[The exercise]
Return the first line, the line containing "(0,0) rectangle (1247,637);", and every line between them, exactly as they stand.

::: Entries shown :::

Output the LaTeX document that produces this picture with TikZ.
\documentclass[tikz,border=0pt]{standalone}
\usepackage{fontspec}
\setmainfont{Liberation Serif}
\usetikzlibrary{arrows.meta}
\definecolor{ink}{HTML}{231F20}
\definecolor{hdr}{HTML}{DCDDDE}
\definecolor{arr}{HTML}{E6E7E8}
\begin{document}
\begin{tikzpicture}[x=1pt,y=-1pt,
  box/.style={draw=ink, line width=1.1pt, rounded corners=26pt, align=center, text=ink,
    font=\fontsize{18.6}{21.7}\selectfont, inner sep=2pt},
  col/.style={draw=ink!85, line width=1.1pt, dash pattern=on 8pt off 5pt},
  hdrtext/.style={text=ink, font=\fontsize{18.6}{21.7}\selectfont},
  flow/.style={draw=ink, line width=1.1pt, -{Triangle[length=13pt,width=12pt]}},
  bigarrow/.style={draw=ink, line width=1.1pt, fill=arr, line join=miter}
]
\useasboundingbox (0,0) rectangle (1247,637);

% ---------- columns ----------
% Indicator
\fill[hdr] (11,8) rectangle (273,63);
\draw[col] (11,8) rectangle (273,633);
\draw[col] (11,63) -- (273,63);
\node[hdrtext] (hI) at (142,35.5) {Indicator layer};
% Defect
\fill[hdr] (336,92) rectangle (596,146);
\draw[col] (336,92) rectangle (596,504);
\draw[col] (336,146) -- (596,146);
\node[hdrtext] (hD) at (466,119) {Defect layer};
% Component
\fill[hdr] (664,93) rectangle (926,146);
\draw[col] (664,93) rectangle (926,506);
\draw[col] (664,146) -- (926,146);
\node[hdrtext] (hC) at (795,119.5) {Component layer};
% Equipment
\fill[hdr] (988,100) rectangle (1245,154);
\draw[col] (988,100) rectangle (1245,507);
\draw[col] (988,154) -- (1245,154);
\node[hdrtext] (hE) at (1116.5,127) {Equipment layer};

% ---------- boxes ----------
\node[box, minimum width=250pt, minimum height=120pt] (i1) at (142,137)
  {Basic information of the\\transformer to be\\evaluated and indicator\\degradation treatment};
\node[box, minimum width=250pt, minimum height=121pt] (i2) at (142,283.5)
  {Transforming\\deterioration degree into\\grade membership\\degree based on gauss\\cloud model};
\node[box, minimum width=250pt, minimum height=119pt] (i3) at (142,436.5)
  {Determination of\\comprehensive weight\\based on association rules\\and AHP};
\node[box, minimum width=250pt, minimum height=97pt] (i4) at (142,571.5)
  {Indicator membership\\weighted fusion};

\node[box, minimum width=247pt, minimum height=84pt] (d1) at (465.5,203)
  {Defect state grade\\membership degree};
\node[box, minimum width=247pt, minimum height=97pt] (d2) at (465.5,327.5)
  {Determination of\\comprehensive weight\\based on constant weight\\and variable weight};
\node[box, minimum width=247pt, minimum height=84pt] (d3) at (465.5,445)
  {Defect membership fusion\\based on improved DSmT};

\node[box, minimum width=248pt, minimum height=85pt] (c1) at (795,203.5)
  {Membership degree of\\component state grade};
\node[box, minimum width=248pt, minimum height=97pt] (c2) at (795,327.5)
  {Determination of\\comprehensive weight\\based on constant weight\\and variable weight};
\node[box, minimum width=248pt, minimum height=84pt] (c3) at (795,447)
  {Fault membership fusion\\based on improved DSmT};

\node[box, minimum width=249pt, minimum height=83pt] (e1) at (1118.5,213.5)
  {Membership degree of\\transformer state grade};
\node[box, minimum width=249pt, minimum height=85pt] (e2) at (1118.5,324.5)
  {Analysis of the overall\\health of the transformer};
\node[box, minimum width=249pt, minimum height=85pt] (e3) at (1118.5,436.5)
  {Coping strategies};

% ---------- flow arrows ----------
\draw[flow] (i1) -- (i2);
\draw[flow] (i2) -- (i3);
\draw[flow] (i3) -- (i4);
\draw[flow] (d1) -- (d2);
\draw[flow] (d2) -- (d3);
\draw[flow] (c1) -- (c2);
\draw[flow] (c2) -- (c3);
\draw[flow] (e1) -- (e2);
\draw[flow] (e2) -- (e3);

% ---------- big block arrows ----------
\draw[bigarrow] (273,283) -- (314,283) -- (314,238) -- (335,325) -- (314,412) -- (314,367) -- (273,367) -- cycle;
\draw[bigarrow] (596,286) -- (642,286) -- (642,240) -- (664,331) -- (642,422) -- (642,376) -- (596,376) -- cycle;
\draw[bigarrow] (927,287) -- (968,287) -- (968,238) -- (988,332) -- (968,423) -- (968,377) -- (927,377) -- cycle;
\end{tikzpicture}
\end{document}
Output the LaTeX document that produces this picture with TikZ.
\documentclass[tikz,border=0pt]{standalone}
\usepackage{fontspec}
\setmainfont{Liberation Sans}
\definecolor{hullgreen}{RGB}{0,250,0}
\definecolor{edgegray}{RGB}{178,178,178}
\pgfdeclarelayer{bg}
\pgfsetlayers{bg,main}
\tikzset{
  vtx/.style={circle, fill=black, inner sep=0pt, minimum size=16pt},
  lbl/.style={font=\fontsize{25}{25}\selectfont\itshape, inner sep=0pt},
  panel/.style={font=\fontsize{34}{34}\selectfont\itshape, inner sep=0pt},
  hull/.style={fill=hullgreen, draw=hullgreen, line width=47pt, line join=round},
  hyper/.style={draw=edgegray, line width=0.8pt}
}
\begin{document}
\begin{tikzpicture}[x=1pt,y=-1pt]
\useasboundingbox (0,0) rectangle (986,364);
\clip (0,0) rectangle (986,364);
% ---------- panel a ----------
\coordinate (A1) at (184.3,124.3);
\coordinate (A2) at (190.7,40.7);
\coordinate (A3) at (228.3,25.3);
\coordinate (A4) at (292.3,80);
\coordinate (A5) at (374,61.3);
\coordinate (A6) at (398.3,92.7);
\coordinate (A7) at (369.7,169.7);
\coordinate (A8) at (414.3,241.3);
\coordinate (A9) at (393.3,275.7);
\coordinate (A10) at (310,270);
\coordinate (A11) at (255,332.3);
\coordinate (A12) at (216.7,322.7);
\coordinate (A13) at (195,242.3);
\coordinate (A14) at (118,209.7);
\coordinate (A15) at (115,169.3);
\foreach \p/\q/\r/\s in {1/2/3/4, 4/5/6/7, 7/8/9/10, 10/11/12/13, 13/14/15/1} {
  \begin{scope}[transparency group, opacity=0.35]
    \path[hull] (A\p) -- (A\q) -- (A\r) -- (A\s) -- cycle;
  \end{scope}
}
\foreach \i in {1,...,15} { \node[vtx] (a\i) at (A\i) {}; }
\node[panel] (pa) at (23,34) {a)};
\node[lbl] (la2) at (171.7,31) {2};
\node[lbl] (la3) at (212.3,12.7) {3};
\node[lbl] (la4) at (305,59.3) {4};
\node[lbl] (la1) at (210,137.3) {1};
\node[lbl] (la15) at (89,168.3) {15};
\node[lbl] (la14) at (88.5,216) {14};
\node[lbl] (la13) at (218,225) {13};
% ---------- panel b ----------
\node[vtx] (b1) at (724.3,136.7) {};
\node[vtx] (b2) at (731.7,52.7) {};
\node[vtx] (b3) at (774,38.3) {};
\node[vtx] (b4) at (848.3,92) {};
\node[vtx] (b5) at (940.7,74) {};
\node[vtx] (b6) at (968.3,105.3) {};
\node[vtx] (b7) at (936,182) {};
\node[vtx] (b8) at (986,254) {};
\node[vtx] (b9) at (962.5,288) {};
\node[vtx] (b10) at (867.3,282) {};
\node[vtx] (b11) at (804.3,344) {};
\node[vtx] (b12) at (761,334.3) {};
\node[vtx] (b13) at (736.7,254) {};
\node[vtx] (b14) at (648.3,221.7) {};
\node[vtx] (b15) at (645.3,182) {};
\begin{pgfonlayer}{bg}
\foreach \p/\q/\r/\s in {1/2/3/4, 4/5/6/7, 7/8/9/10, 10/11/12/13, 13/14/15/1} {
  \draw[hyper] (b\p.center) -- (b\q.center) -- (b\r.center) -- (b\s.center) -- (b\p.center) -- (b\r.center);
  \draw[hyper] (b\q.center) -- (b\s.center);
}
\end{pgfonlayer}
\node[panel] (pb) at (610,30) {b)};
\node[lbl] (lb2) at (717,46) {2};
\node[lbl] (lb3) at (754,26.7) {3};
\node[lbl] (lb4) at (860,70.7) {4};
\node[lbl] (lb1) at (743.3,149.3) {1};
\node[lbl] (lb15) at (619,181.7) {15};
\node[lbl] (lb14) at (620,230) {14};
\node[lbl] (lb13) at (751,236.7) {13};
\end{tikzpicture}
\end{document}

:::

[Written solution]
Output the LaTeX document that produces this picture with TikZ.
\documentclass[tikz,border=0pt]{standalone}
\usepackage{fontspec}
\setmainfont{Liberation Serif}
\usetikzlibrary{arrows.meta}
\definecolor{ink}{HTML}{231F20}
\definecolor{hdr}{HTML}{DCDDDE}
\definecolor{arr}{HTML}{E6E7E8}
\begin{document}
\begin{tikzpicture}[x=1pt,y=-1pt,
  box/.style={draw=ink, line width=1.1pt, rounded corners=26pt, align=center, text=ink,
    font=\fontsize{18.6}{21.7}\selectfont, inner sep=2pt},
  col/.style={draw=ink!85, line width=1.1pt, dash pattern=on 8pt off 5pt},
  hdrtext/.style={text=ink, font=\fontsize{18.6}{21.7}\selectfont},
  flow/.style={draw=ink, line width=1.1pt, -{Triangle[length=13pt,width=12pt]}},
  bigarrow/.style={draw=ink, line width=1.1pt, fill=arr, line join=miter}
]
\useasboundingbox (0,0) rectangle (1247,637);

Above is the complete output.